The move comes ahead of Sunday's snap election which the government has vowed to press ahead with despite a Constitution Court ruling saying that it can be postponed.

Ms Yingluck and key caretaker cabinet members will meet the Election Commission (EC) on Tuesday to discuss the possibility of delaying the election.

The EC was reportedly prepared to propose in the discussion that the caretaker prime minister issue a royal decree to reschedule the election date.

However, several key figures in the caretaker government have reiterated their official position that the election must proceed.

The NACC has scheduled a meeting on Tuesday to initiate impeachment proceedings against Ms Yingluck for alleged negligence of duty in the rice-pledging scheme, a process that could be concluded in a month.

According to NACC member Vicha Mahakhun, the NACC board will fast-track the launch of the impeachment probe against Ms Yingluck, who chaired the National Rice Policy Committee.

The process would bypass the investigation process of an NACC sub-panel which was earlier supposed to be set up and take one or two months to investigate before submitting its findings to the NACC's nine commissioners.

But the commissioners are expected to take up the case for consideration by themselves.

Mr Vicha said the process would take much less time than the original plan because it is not a criminal investigation.

The initial ouster bid was submitted to the NACC via Senate Speaker Nikhom Wairatpanich by then opposition leader Abhisit Vejjajiva as part of the opposition's no-confidence against Ms Yingluck in November.

The anti-corruption law allows the NACC board to undertake the impeachment process if the case is of significance.

According to Mr Vicha, the impeachment investigation will make the NACC's inquiry, which was set up earlier into Ms Yingluck's role, "unnecessary".

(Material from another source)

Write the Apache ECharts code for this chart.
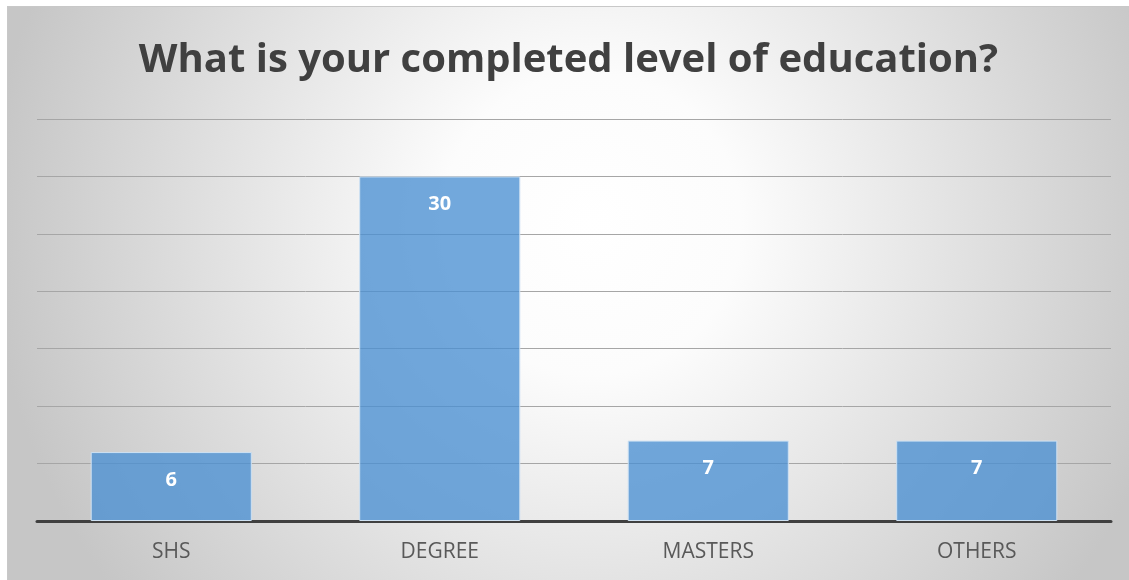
<!DOCTYPE html>
<html>
<head>
<meta charset="utf-8">
<script src="https://cdn.jsdelivr.net/npm/echarts@6/dist/echarts.min.js"></script>
<style>
  html, body { margin: 0; padding: 0; background: #fff; }
  #chart { position: absolute; left: 7px; top: 6px; width: 1121px; height: 573px; border: 1px solid #c8c8c8; }
</style>
</head>
<body>
<div id="chart"></div>
<script>
const categories = ['SHS', 'DEGREE', 'MASTERS', 'OTHERS'];
const counts = [6, 30, 7, 7];
const chartTitle = 'What is your completed level of education?';

const chart = echarts.init(document.getElementById('chart'));
chart.setOption({
  animation: false,
  backgroundColor: {
    type: 'radial', x: 0.52, y: 0.38, r: 1.05,
    colorStops: [
      { offset: 0, color: '#ffffff' },
      { offset: 0.25, color: '#fcfcfc' },
      { offset: 1, color: '#c6c6c6' }
    ]
  },
  title: {
    text: chartTitle,
    left: 'center',
    top: 29,
    textStyle: { fontFamily: 'Open Sans', fontWeight: 'bold', fontSize: 40, color: '#404040' }
  },
  grid: { left: 29, right: 18, top: 112, bottom: 59 },
  xAxis: {
    type: 'category',
    data: categories,
    axisLine: { lineStyle: { color: '#404040', width: 3 } },
    axisTick: { show: false },
    axisLabel: { fontFamily: 'Open Sans', fontSize: 21, color: '#595959', margin: 21 }
  },
  yAxis: {
    type: 'value',
    min: 0,
    max: 35,
    interval: 5,
    axisLabel: { show: false },
    axisLine: { show: false },
    axisTick: { show: false },
    splitLine: { lineStyle: { color: '#a6a6a6', width: 1 } }
  },
  series: [{
    type: 'bar',
    data: counts,
    barCategoryGap: '40%',
    itemStyle: { color: 'rgba(74,144,210,0.78)', borderColor: '#cfe2f3', borderWidth: 1 },
    label: {
      show: true,
      position: 'insideTop',
      distance: 18,
      color: '#ffffff',
      fontFamily: 'Open Sans',
      fontWeight: 'bold',
      fontSize: 20
    }
  }]
});
</script>
</body>
</html>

On Jan 16, the NACC agreed to launch an inquiry into the role of Ms Yingluck when a probe panel decided to bring formal corruption charges against 15 people involved in government-to-government rice deals, including former commerce minister Boonsong Teriyapirom and former deputy commerce minister Poom Sarapol.

The Civil Court will issue a ruling later this week on whether to nullify the state of emergency and prohibit the use of force to disperse anti-government protesters who are determined to oppose Sunday's general election.

The NACC's move coincides with a meeting on Tuesday between Ms Yingluck and the EC at the Army Club on Vibhavadi Rangsit Road.

The meeting is scheduled for 2pm. The caretaker government representatives include caretaker Deputy Prime Minister Surapong Tovichakchaikul, caretaker Deputy Prime Minister Phongthep Thepkanchana, caretaker Justice Minister Chaikasem Nitisiri and caretaker Labour Minister Chalerm Yubamrung.

EC member Somchai Srisuthiyakorn said the agency will ask the government to issue a decree cancelling the polls.

If the government agrees, a decree can be drafted within half an hour.

Mr Somchai said he thinks the polls should be delayed for 120 to 150 days, with four months considered to be the most appropriate timeframe.

According to Mr Somchai, it is not good for a government to stay on in an administrative capacity for too long because it has limited authority, which could end up hampering national administration and development.

"A postponement is likely to help solve the problems. The political chaos would not spiral out of control," he said.

However, a senior government source told the Bangkok Post that the government is likely to insist that Sunday's elections go ahead as scheduled.

The government's reasoning is that even though the Constitution Court has ruled that the elections can be postponed and that the government and the EC should consult each other, there is still no legal precedent that the government can follow to achieve this.

The planned election cannot be postponed unless there is a court order nullifying the general election as was the case in 2006, it believes.

"The Constitution Court was not clear on this issue," the source said, adding that there were fears within the government that if it proceeds along these lines it would fall into a "legal trap".

The government has consulted with the Council of State and the conclusion is that there is no legal loophole for the government to proceed and postpone the poll.

Its recommendation to the government is that it proceeds with the election and if there is a petition to the Constitution Court to nullify the poll then a new date can be set.

The caretaker government has remained defiant over the election proceeding despite disruptions to the advance voting last Sunday.

Mr Surapong said it depends on the EC whether the main vote will take place. He also criticised the Constitution Court for not making it clear what the government should do.

He said the court's decision on the poll deferment is not a "ruling" but a recommendation.

According to Mr Surapong, the election should not be postponed because in the advance voting it was clear that in 66 provinces it proceeded without disruption.